Large enterprises of tomorrow are small start-ups of today. When they set out to build something they do not go to HP. They go to Google, AWS, or Azure. Each of these offer services that go beyond the basic compute and networking infrastructure. They do so in ways that appeal to application developers.

In a comment on my IT transformation post Twitter user @ejohnfel said the following:
Second, certainly old-timey IT has to get used to the idea of moving the whole operation into the cloud, the reality is, the cloud only dislocates the physical hardware, the power and cooling requirements.

That is the type of thinking about cloud computing that HP counted on. Networking, servers, storage, and relational databases are the basic building blocks of application infrastructure. They are important but what makes or breaks the cloud is a universe of APIs and services for building applications. IBM, another big player in the enterprise IT market, knows this.

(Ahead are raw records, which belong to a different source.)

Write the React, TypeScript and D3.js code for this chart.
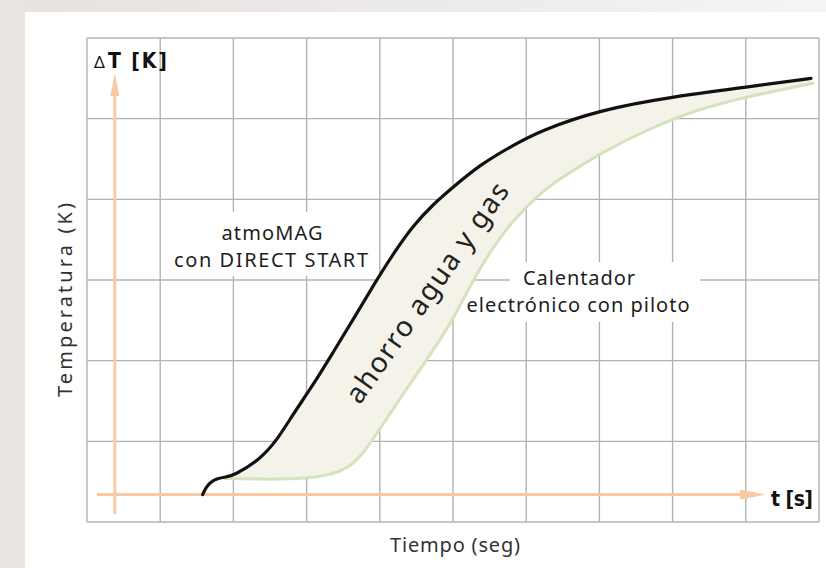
import React from "react";
import * as d3 from "d3";

// Curve values in grid units (x: time columns 0..10, y: temperature rows 0..6)
const atmoX = [1.58, 1.62, 1.68, 1.78, 1.9, 1.99, 2.36, 2.6, 2.81, 3.09, 3.36, 3.63, 3.91, 4.18, 4.45, 4.73, 5.0, 5.37, 5.82, 6.19, 7.01, 7.99, 9.0, 9.89];
const atmoY = [0.34, 0.42, 0.49, 0.54, 0.56, 0.57, 0.77, 1.02, 1.33, 1.7, 2.1, 2.5, 2.93, 3.32, 3.67, 3.94, 4.15, 4.43, 4.67, 4.85, 5.11, 5.27, 5.39, 5.5];
const pilotX = [1.88, 2.3, 3.01, 3.5, 3.75, 4.14, 4.64, 5.0, 5.27, 5.55, 5.82, 6.19, 6.5, 7.01, 7.64, 8.32, 9.0, 9.92];
const pilotY = [0.54, 0.53, 0.53, 0.62, 0.8, 1.35, 2.01, 2.5, 3.0, 3.41, 3.74, 4.08, 4.28, 4.57, 4.86, 5.11, 5.27, 5.44];

const xDomain = [0, 10];
const yDomain = [0, 6];
const axisOriginX = 0.38;
const axisOriginY = 0.34;

const labelAtmo = ["atmoMAG", "con DIRECT START"];
const labelPilot = ["Calentador", "electrónico con piloto"];
const labelSaving = "ahorro agua y gas";
const yTitle = "Temperatura (K)";
const xTitle = "Tiempo (seg)";
const yAxisLabel = "T [K]";
const xAxisLabel = "t [s]";

export default function App() {
  const W = 826, H = 568;
  const x = d3.scaleLinear().domain(xDomain).range([87, 819]);
  const y = d3.scaleLinear().domain(yDomain).range([522, 38]);

  const atmo = atmoX.map((v, i) => [v, atmoY[i]] as [number, number]);
  const pilot = pilotX.map((v, i) => [v, pilotY[i]] as [number, number]);

  const line = d3
    .line<[number, number]>()
    .x((d) => x(d[0]))
    .y((d) => y(d[1]))
    .curve(d3.curveBasis);

  const atmoFill = atmo.filter((d) => d[0] >= 1.9);
  const fillPath =
    (line(atmoFill) || "") +
    "L" +
    (line(pilot.slice().reverse()) || "").slice(1) +
    "Z";

  const gx = x.ticks(10);
  const gy = y.ticks(6);

  const ox = x(axisOriginX);
  const oy = y(axisOriginY);
  const orange = "#f9c9a1";
  const textFont = "'Noto Sans', 'Open Sans', sans-serif";
  const boldFont = "'DejaVu Sans Condensed', 'DejaVu Sans', sans-serif";

  return (
    <div style={{ position: "absolute", left: 0, top: 0 }}>
      <svg width={W} height={H} style={{ display: "block" }}>
        <defs>
          <linearGradient id="topg" x1="0" x2="1" y1="0" y2="0">
            <stop offset="0" stopColor="#e6e2e0" />
            <stop offset="0.6" stopColor="#eeeceb" />
            <stop offset="1" stopColor="#f5f5f5" />
          </linearGradient>
        </defs>
        <rect x={0} y={0} width={W} height={H} fill="#ffffff" />
        <rect x={0} y={0} width={W} height={12} fill="url(#topg)" />
        <rect x={0} y={0} width={25} height={H} fill="#e7e4e2" />

        {/* grid */}
        <g stroke="#b3b3b3" strokeWidth={1.4}>
          {gx.map((t) => (
            <line key={"gx" + t} x1={x(t)} x2={x(t)} y1={y(yDomain[1])} y2={y(yDomain[0])} />
          ))}
          {gy.map((t) => (
            <line key={"gy" + t} x1={x(xDomain[0])} x2={x(xDomain[1])} y1={y(t)} y2={y(t)} />
          ))}
        </g>

        {/* white label backgrounds */}
        <rect x={166} y={212} width={206} height={64} fill="#fff" />
        <rect x={510} y={262} width={190} height={30} fill="#fff" />
        <rect x={461} y={292} width={239} height={30} fill="#fff" />

        {/* orange axes */}
        <line x1={ox} x2={ox} y1={514} y2={92} stroke={orange} strokeWidth={3} />
        <path d={`M${ox - 4.5},${96} L${ox},${73} L${ox + 4.5},${96} Z`} fill={orange} />
        <line x1={97} x2={744} y1={oy} y2={oy} stroke={orange} strokeWidth={3} />
        <path d={`M${740},${oy - 5} L${766},${oy} L${740},${oy + 5} Z`} fill={orange} />

        {/* saving area */}
        <path d={fillPath} fill="#f5f3e9" stroke="none" />
        <path d={line(pilot) || ""} fill="none" stroke="#d4e3bd" strokeWidth={3} strokeLinecap="round" />
        <path d={line(atmo) || ""} fill="none" stroke="#111" strokeWidth={3.2} strokeLinecap="round" />

        {/* curve labels */}
        <g fontFamily={textFont} fontSize={20} fill="#1e1e1e" textAnchor="middle">
          <text x={272} y={240} textLength={101} lengthAdjust="spacing">{labelAtmo[0]}</text>
          <text x={271} y={267} textLength={194} lengthAdjust="spacing">{labelAtmo[1]}</text>
          <text x={579} y={285} textLength={112} lengthAdjust="spacing">{labelPilot[0]}</text>
          <text x={578} y={312} textLength={223} lengthAdjust="spacing">{labelPilot[1]}</text>
        </g>
        <text
          transform={`translate(426,292) rotate(-55)`}
          fontFamily={textFont}
          fontSize={28}
          fill="#222"
          textAnchor="middle"
          dominantBaseline="central"
          textLength={262}
          lengthAdjust="spacing"
        >
          {labelSaving}
        </text>

        {/* axis labels */}
        <text x={94} y={68} fontFamily={textFont} fontSize={17} fill="#111">Δ</text>
        <text x={108} y={68} fontFamily={boldFont} fontWeight="bold" fontSize={21} fill="#111" textLength={59} lengthAdjust="spacing">{yAxisLabel}</text>
        <text x={771} y={506} fontFamily={boldFont} fontWeight="bold" fontSize={21} fill="#111" textLength={42} lengthAdjust="spacing">{xAxisLabel}</text>

        <text x={455} y={552} fontFamily={textFont} fontSize={20} fill="#333" textAnchor="middle" textLength={130} lengthAdjust="spacing">{xTitle}</text>
        <text transform="translate(72,300) rotate(-90)" fontFamily={textFont} fontSize={20} fill="#333" textAnchor="middle" textLength={194} lengthAdjust="spacing">{yTitle}</text>
      </svg>
    </div>
  );
}
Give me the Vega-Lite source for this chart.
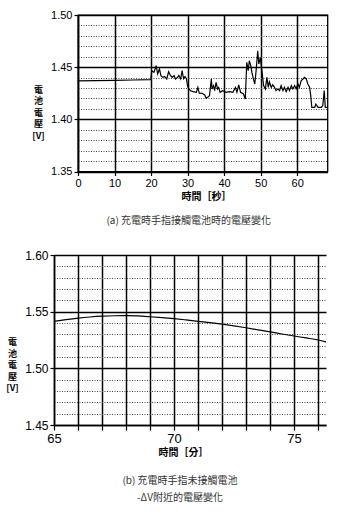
{
  "$schema": "https://vega.github.io/schema/vega-lite/v6.json",
  "background": "white",
  "padding": {"left": 4, "top": 8, "right": 0, "bottom": 0},
  "spacing": 22,
  "config": {
    "view": {"stroke": null},
    "axis": {
      "labelFont": "Liberation Sans",
      "labelColor": "black",
      "labelFlush": false,
      "labelOverlap": false,
      "tickColor": "black",
      "tickWidth": 1.2,
      "domainColor": "black",
      "domainWidth": 1.5,
      "gridColor": "black",
      "gridOpacity": 1,
      "titleFont": "Noto Sans CJK TC",
      "titleFontWeight": "bold",
      "titleColor": "black"
    },
    "title": {
      "font": "Noto Sans CJK TC",
      "fontWeight": "normal",
      "fontSize": 10,
      "color": "#333"
    }
  },
  "vconcat": [
    {
      "spacing": 0,
      "hconcat": [
        {
          "width": 27,
          "height": 1,
          "data": {"values": []},
          "mark": {"type": "point"},
          "encoding": {}
        },
        {
          "width": 249.5,
          "height": 156.5,
          "view": {"stroke": "black", "strokeWidth": 1.3},
          "title": {
            "text": "(a) 充電時手指接觸電池時的電壓變化",
            "orient": "bottom",
            "anchor": "middle",
            "dx": -14,
            "offset": 14
          },
          "data": {
            "values": [
              {"t": 0, "v": 1.4368}, {"t": 5, "v": 1.4371}, {"t": 10, "v": 1.4374}, {"t": 15, "v": 1.4377},
              {"t": 19.9, "v": 1.438}, {"t": 20.2, "v": 1.4466}, {"t": 20.8, "v": 1.445}, {"t": 21.4, "v": 1.4514},
              {"t": 21.8, "v": 1.4435}, {"t": 22.3, "v": 1.4483}, {"t": 22.7, "v": 1.4419}, {"t": 23.2, "v": 1.4402},
              {"t": 23.7, "v": 1.441}, {"t": 24.3, "v": 1.4387}, {"t": 24.8, "v": 1.4457}, {"t": 25.3, "v": 1.442},
              {"t": 25.8, "v": 1.4402}, {"t": 26.3, "v": 1.442}, {"t": 26.7, "v": 1.4387}, {"t": 27.2, "v": 1.44},
              {"t": 27.6, "v": 1.442}, {"t": 28.1, "v": 1.4387}, {"t": 28.5, "v": 1.4466}, {"t": 28.9, "v": 1.439},
              {"t": 29.3, "v": 1.441}, {"t": 29.7, "v": 1.4387}, {"t": 30.0, "v": 1.4316}, {"t": 30.4, "v": 1.429},
              {"t": 30.8, "v": 1.4274}, {"t": 31.5, "v": 1.4265}, {"t": 32.4, "v": 1.4259}, {"t": 32.8, "v": 1.4306},
              {"t": 33.2, "v": 1.425}, {"t": 34.0, "v": 1.4249}, {"t": 34.7, "v": 1.4234}, {"t": 35.1, "v": 1.4201},
              {"t": 36.0, "v": 1.4227}, {"t": 36.5, "v": 1.4387}, {"t": 36.7, "v": 1.4291}, {"t": 37.1, "v": 1.4323},
              {"t": 37.4, "v": 1.4275}, {"t": 37.8, "v": 1.4354}, {"t": 38.2, "v": 1.4291}, {"t": 38.5, "v": 1.4307},
              {"t": 38.9, "v": 1.4259}, {"t": 39.6, "v": 1.4275}, {"t": 40.5, "v": 1.4259}, {"t": 41.5, "v": 1.4265},
              {"t": 42.4, "v": 1.4259}, {"t": 43.1, "v": 1.4307}, {"t": 43.5, "v": 1.4259}, {"t": 44.0, "v": 1.433},
              {"t": 44.5, "v": 1.4259}, {"t": 45.3, "v": 1.4243}, {"t": 45.8, "v": 1.4195}, {"t": 46.2, "v": 1.4546},
              {"t": 46.6, "v": 1.4466}, {"t": 46.9, "v": 1.4562}, {"t": 47.3, "v": 1.4515}, {"t": 47.6, "v": 1.445},
              {"t": 48.0, "v": 1.4387}, {"t": 48.4, "v": 1.4339}, {"t": 48.8, "v": 1.4483}, {"t": 49.2, "v": 1.4658},
              {"t": 49.5, "v": 1.453}, {"t": 49.9, "v": 1.4594}, {"t": 50.4, "v": 1.445}, {"t": 50.8, "v": 1.4323},
              {"t": 51.3, "v": 1.4291}, {"t": 51.7, "v": 1.4402}, {"t": 52.1, "v": 1.4307}, {"t": 52.4, "v": 1.436},
              {"t": 52.9, "v": 1.4307}, {"t": 53.3, "v": 1.433}, {"t": 53.8, "v": 1.4307}, {"t": 54.2, "v": 1.4275},
              {"t": 54.7, "v": 1.429}, {"t": 55.2, "v": 1.4275}, {"t": 55.6, "v": 1.4323}, {"t": 56.1, "v": 1.4275},
              {"t": 56.5, "v": 1.4307}, {"t": 57.0, "v": 1.4265}, {"t": 57.5, "v": 1.4307}, {"t": 57.9, "v": 1.4275},
              {"t": 58.4, "v": 1.4323}, {"t": 58.8, "v": 1.4291}, {"t": 59.3, "v": 1.4323}, {"t": 59.7, "v": 1.4291},
              {"t": 60.2, "v": 1.4339}, {"t": 60.6, "v": 1.4307}, {"t": 61.1, "v": 1.4371}, {"t": 61.6, "v": 1.4387},
              {"t": 62.0, "v": 1.4402}, {"t": 62.5, "v": 1.4387}, {"t": 62.9, "v": 1.4339}, {"t": 63.4, "v": 1.4307},
              {"t": 63.7, "v": 1.423}, {"t": 64.0, "v": 1.4115}, {"t": 64.8, "v": 1.4115}, {"t": 65.1, "v": 1.4147},
              {"t": 65.7, "v": 1.4115}, {"t": 66.6, "v": 1.4115}, {"t": 67.0, "v": 1.413}, {"t": 67.4, "v": 1.4275},
              {"t": 67.7, "v": 1.4115}, {"t": 68.3, "v": 1.4115}
            ]
          },
          "mark": {"type": "line", "color": "black", "strokeWidth": 1.2},
          "encoding": {
            "x": {
              "field": "t",
              "type": "quantitative",
              "scale": {"domain": [0, 68.3], "nice": false, "zero": false},
              "axis": {
                "values": [0, 10, 20, 30, 40, 50, 60],
                "grid": true,
                "gridWidth": 1.5,
                "tickSize": 4,
                "labelFontSize": 11,
                "labelPadding": 2,
                "title": "時間［秒］",
                "titleFontSize": 10,
                "titleX": 128,
                "titleY": 25,
                "titleAlign": "center",
                "titleBaseline": "middle"
              }
            },
            "y": {
              "field": "v",
              "type": "quantitative",
              "scale": {"domain": [1.35, 1.5], "nice": false, "zero": false},
              "axis": {
                "values": [1.35, 1.36, 1.37, 1.38, 1.39, 1.4, 1.41, 1.42, 1.43, 1.44, 1.45, 1.46, 1.47, 1.48, 1.49, 1.5],
                "labelExpr": "round(datum.value*100) % 5 == 0 ? format(datum.value, '.2f') : ''",
                "grid": true,
                "gridColor": {"condition": {"test": "round(datum.value*100) % 5 == 0", "value": "black"}, "value": "#444"},
                "gridWidth": {"condition": {"test": "round(datum.value*100) % 5 == 0", "value": 1.5}, "value": 1},
                "gridDash": {"condition": {"test": "round(datum.value*100) % 5 == 0", "value": [1, 0]}, "value": [1, 1.5]},
                "tickOpacity": {"condition": {"test": "round(datum.value*100) % 5 == 0", "value": 1}, "value": 0},
                "tickSize": 4,
                "labelFontSize": 11,
                "labelPadding": 2,
                "title": ["電", "池", "電", "壓", "[V]"],
                "titleAngle": 0,
                "titleX": -40,
                "titleY": 74.4,
                "titleAlign": "center",
                "titleBaseline": "middle",
                "titleFontSize": 9,
                "titleLineHeight": 11.5
              }
            }
          }
        }
      ]
    },
    {
      "spacing": 0,
      "hconcat": [
        {
          "width": 1,
          "height": 1,
          "data": {"values": []},
          "mark": {"type": "point"},
          "encoding": {}
        },
        {
          "width": 272,
          "height": 170,
          "title": {
            "text": ["(b) 充電時手指未接觸電池", "-ΔV附近的電壓變化"],
            "orient": "bottom",
            "anchor": "middle",
            "dx": -10,
            "offset": 18,
            "lineHeight": 17
          },
          "data": {
            "values": [
              {"t": 65, "v": 1.5415}, {"t": 65.5, "v": 1.543}, {"t": 66, "v": 1.5443}, {"t": 66.5, "v": 1.5453},
              {"t": 67, "v": 1.546}, {"t": 67.5, "v": 1.5464}, {"t": 68, "v": 1.5465}, {"t": 68.5, "v": 1.5462},
              {"t": 69, "v": 1.5455}, {"t": 69.5, "v": 1.5447}, {"t": 70, "v": 1.5438}, {"t": 70.5, "v": 1.5427},
              {"t": 71, "v": 1.5415}, {"t": 71.5, "v": 1.5403}, {"t": 72, "v": 1.539}, {"t": 72.5, "v": 1.5375},
              {"t": 73, "v": 1.5358}, {"t": 73.5, "v": 1.534}, {"t": 74, "v": 1.5322}, {"t": 74.5, "v": 1.5303},
              {"t": 75, "v": 1.5285}, {"t": 75.5, "v": 1.5268}, {"t": 76, "v": 1.525}, {"t": 76.33, "v": 1.5233}
            ]
          },
          "mark": {"type": "line", "color": "black", "strokeWidth": 1.2, "interpolate": "monotone"},
          "encoding": {
            "x": {
              "field": "t",
              "type": "quantitative",
              "scale": {"domain": [65, 76.33], "nice": false, "zero": false},
              "axis": {
                "values": [65, 66, 67, 68, 69, 70, 71, 72, 73, 74, 75, 76],
                "labelExpr": "datum.value % 5 == 0 ? datum.value : ''",
                "grid": true,
                "gridWidth": 1.5,
                "tickSize": 5,
                "labelFontSize": 13,
                "labelPadding": 2,
                "title": "時間［分］",
                "titleFontSize": 10,
                "titleX": 129,
                "titleY": 27.5,
                "titleAlign": "center",
                "titleBaseline": "middle"
              }
            },
            "y": {
              "field": "v",
              "type": "quantitative",
              "scale": {"domain": [1.45, 1.6], "nice": false, "zero": false},
              "axis": {
                "values": [1.45, 1.46, 1.47, 1.48, 1.49, 1.5, 1.51, 1.52, 1.53, 1.54, 1.55, 1.56, 1.57, 1.58, 1.59, 1.6],
                "labelExpr": "round(datum.value*100) % 5 == 0 ? format(datum.value, '.2f') : ''",
                "grid": true,
                "gridColor": {"condition": {"test": "round(datum.value*100) % 5 == 0", "value": "black"}, "value": "#444"},
                "gridWidth": {"condition": {"test": "round(datum.value*100) % 5 == 0", "value": 1.5}, "value": 1},
                "gridDash": {"condition": {"test": "round(datum.value*100) % 5 == 0", "value": [1, 0]}, "value": [1, 1.5]},
                "tickOpacity": {"condition": {"test": "round(datum.value*100) % 5 == 0", "value": 1}, "value": 0},
                "tickSize": 4,
                "labelFontSize": 12,
                "labelPadding": 2,
                "title": ["電", "池", "電", "壓", "[V]"],
                "titleAngle": 0,
                "titleX": -42,
                "titleY": 86.5,
                "titleAlign": "center",
                "titleBaseline": "middle",
                "titleFontSize": 9,
                "titleLineHeight": 11.5
              }
            }
          }
        }
      ]
    }
  ]
}
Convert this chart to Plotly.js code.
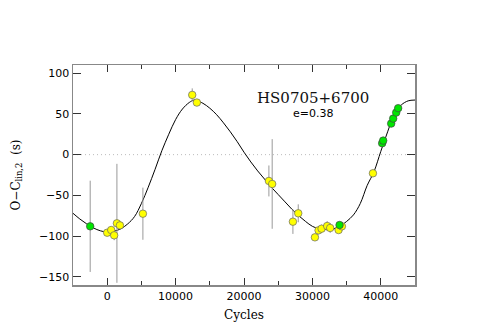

The attraction of the public cloud is in the following:

  • Automation of all tasks and programmatic access to all capabilities of the platform

  • Server-less compute model, i.e. AWS Lambda, Heroku, Google App Engine, and to a certain extent Docker

  • Managed database products by use case: SQL, NoSQL, caching, analytics and warehousing

  • Managed data processing services such as queuing, map-reduce, streaming, etc.

  • Third party developer APIs such as Office 365, Salesforce, Google Apps, Evernote, Dropbox, etc.

  • Open analytics APIs such as AWS Machine Learning, IBM Watson, and similar products by Google and Microsoft.


Application developers want to build applications. They do not want to manage infrastructure or take part in IT red tape. Where HP cloud could not succeed is at appealing to developers. They did not offer application services. They did not make it easy for citizen developers to build applications without IT bureaucracy.

HP cloud failure is a lesson to all trying to build IaaS, PaaS and SaaS clouds for their customers. Managed IT is not the future. Server-less apps, APIs and algorithms are.